### WHAT IS REQUIRED
Exactly as written, write out the lines below from the first to the one containing "import pandas as pd", inclusive. Pictures do not belong in the copy.

### DATA BLOCK
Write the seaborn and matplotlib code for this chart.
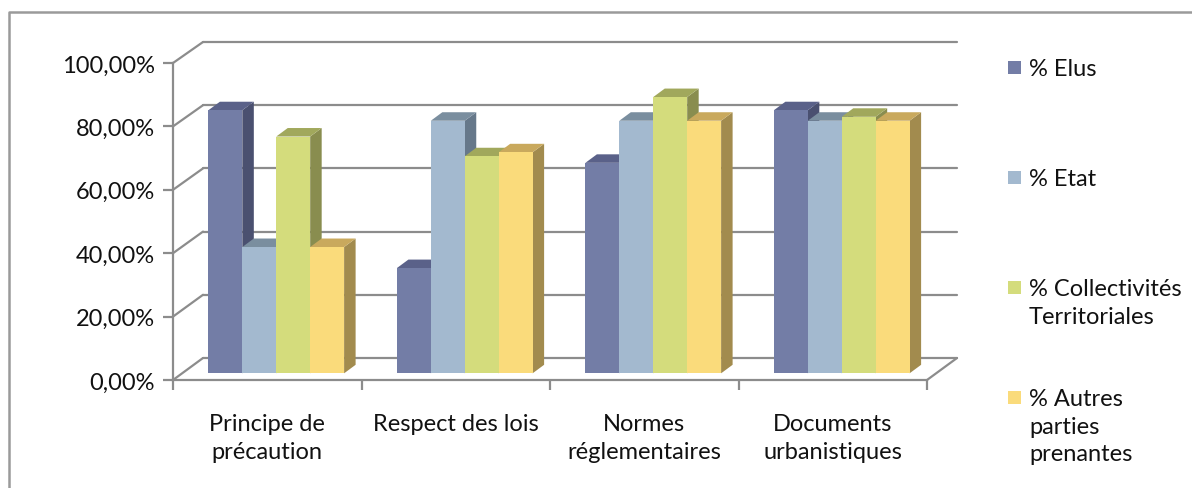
import matplotlib
matplotlib.use("Agg")
import matplotlib.pyplot as plt
from matplotlib.patches import Polygon, Rectangle
from matplotlib.lines import Line2D
from matplotlib.ticker import FuncFormatter, FixedLocator
import seaborn as sns
import pandas as pd

# ---- data -------------------------------------------------------------
categories = ["Principe de\nprécaution", "Respect des lois",
              "Normes\nréglementaires", "Documents\nurbanistiques"]
series = ["% Elus", "% Etat", "% Collectivités\nTerritoriales",
          "% Autres\nparties\nprenantes"]
elus = [83.33, 33.33, 66.67, 83.33]
etat = [40.0, 80.0, 80.0, 80.0]
collectivites = [75.0, 68.75, 87.5, 81.25]
autres = [40.0, 70.0, 80.0, 80.0]
y_ticks = [0, 20, 40, 60, 80, 100]

# ---- style ------------------------------------------------------------
front_colors = ["#737da6", "#a3b9cf", "#d4dc7c", "#fadb7b"]
top_colors = ["#5a6189", "#7a8e9f", "#a1a85c", "#c9a95d"]
side_colors = ["#4a5070", "#66788a", "#898d4f", "#a28b4e"]
grid_color = "#8c8c8c"
text_color = "#111111"

sns.set_theme(style="white")
plt.rcParams["font.family"] = ["Lato", "DejaVu Sans"]
FS = 17
LS = 1.38

W, H = 1192, 489
fig = plt.figure(figsize=(W / 100, H / 100), dpi=100)


def rect(left, right, top, bottom):
    return [left / W, 1 - bottom / H, (right - left) / W, (bottom - top) / H]


# three planes of the pseudo-3D box: back wall, bar plane, front axis
ax_back = fig.add_axes(rect(203, 957, 43, 359))
ax_front = fig.add_axes(rect(173, 927, 64, 381))
ax_bar = fig.add_axes(rect(182, 936, 58.6, 374.3))
for a in (ax_back, ax_front, ax_bar):
    a.set_xlim(-0.5, 3.5)
    a.set_ylim(0, 100)
    a.patch.set_alpha(0)

# back wall gridlines
ax_back.set_axis_off()
for v in y_ticks:
    ax_back.axhline(v, color=grid_color, lw=1.6, clip_on=False)

# bars
df = pd.DataFrame({
    "category": categories * 4,
    "series": [s for s in series for _ in categories],
    "value": elus + etat + collectivites + autres,
})
sns.barplot(data=df, x="category", y="value", hue="series",
            order=categories, hue_order=series, palette=front_colors,
            saturation=1, width=0.72, errorbar=None, linewidth=0,
            legend=False, ax=ax_bar, zorder=3)
ax_bar.set_xlim(-0.5, 3.5)
ax_bar.set_ylim(0, 100)
ax_bar.set_axis_off()

# depth faces of every bar (offsets given in pixels, converted to data units)
px_x = (936 - 182) / 4.0
px_y = (374.3 - 58.6) / 100.0
ddx, ddy = 11.5 / px_x, 8.5 / px_y
for i, cont in enumerate(ax_bar.containers):
    for r in cont:
        x0, w, h = r.get_x(), r.get_width(), r.get_height()
        x1 = x0 + w
        top = Polygon([(x0, h), (x1, h), (x1 + ddx, h + ddy), (x0 + ddx, h + ddy)],
                      closed=True, facecolor=top_colors[i], edgecolor="none",
                      zorder=2, clip_on=False)
        side = Polygon([(x1, 0), (x1 + ddx, ddy), (x1 + ddx, h + ddy), (x1, h)],
                       closed=True, facecolor=side_colors[i], edgecolor="none",
                       zorder=2, clip_on=False)
        ax_bar.add_patch(side)
        ax_bar.add_patch(top)

# front axis with tick labels
for s in ("top", "right"):
    ax_front.spines[s].set_visible(False)
for s in ("left", "bottom"):
    ax_front.spines[s].set_color(grid_color)
    ax_front.spines[s].set_linewidth(1.6)
ax_front.yaxis.set_major_locator(FixedLocator(y_ticks))
ax_front.yaxis.set_major_formatter(
    FuncFormatter(lambda v, _: f"{v:.2f}%".replace(".", ",")))
ax_front.tick_params(axis="y", direction="out", length=7, width=1.6,
                     color=grid_color, pad=6, labelsize=FS, left=True,
                     labelcolor=text_color)
ax_front.set_xticks(range(len(categories)))
ax_front.set_xticklabels(categories, fontsize=FS, color=text_color,
                         linespacing=LS)
ax_front.set_xticks([k - 0.5 for k in range(len(categories) + 1)], minor=True)
ax_front.tick_params(axis="x", which="major", length=0, pad=24)
ax_front.tick_params(axis="x", which="minor", direction="out", length=7,
                     width=1.6, color=grid_color, bottom=True)
ax_front.set_xlabel("")
ax_front.set_ylabel("")

# side-wall diagonals joining the front axis to the back wall
to_fig = fig.transFigure.inverted()


def link(p_front, p_back):
    a = to_fig.transform(ax_front.transData.transform(p_front))
    b = to_fig.transform(ax_back.transData.transform(p_back))
    fig.add_artist(Line2D([a[0], b[0]], [a[1], b[1]], color=grid_color,
                          lw=1.6, transform=fig.transFigure))


for v in y_ticks:
    link((-0.5, v), (-0.5, v))
link((3.5, 0), (3.5, 0))

# legend
for i, lab in enumerate(series):
    yc = 68.5 + 110 * i
    fig.add_artist(Rectangle((1008 / W, 1 - (yc + 6.5) / H), 13 / W, 13 / H,
                             facecolor=front_colors[i], edgecolor="none",
                             transform=fig.transFigure))
    fig.text(1029 / W, 1 - (yc - 9) / H, lab, fontsize=FS, color=text_color,
             ha="left", va="top", linespacing=LS)

# outer frame
fig.add_artist(Line2D([9 / W, 9 / W, 1.0], [0.0, 1 - 13 / H, 1 - 13 / H],
                      color="#9a9a9a", lw=1.8, transform=fig.transFigure))

fig.savefig("out.png", dpi=100)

### THE COMPLETED TASK
Write the seaborn and matplotlib code for this chart.
import matplotlib
matplotlib.use("Agg")
import matplotlib.pyplot as plt
from matplotlib.patches import Polygon, Rectangle
from matplotlib.lines import Line2D
from matplotlib.ticker import FuncFormatter, FixedLocator
import seaborn as sns
import pandas as pd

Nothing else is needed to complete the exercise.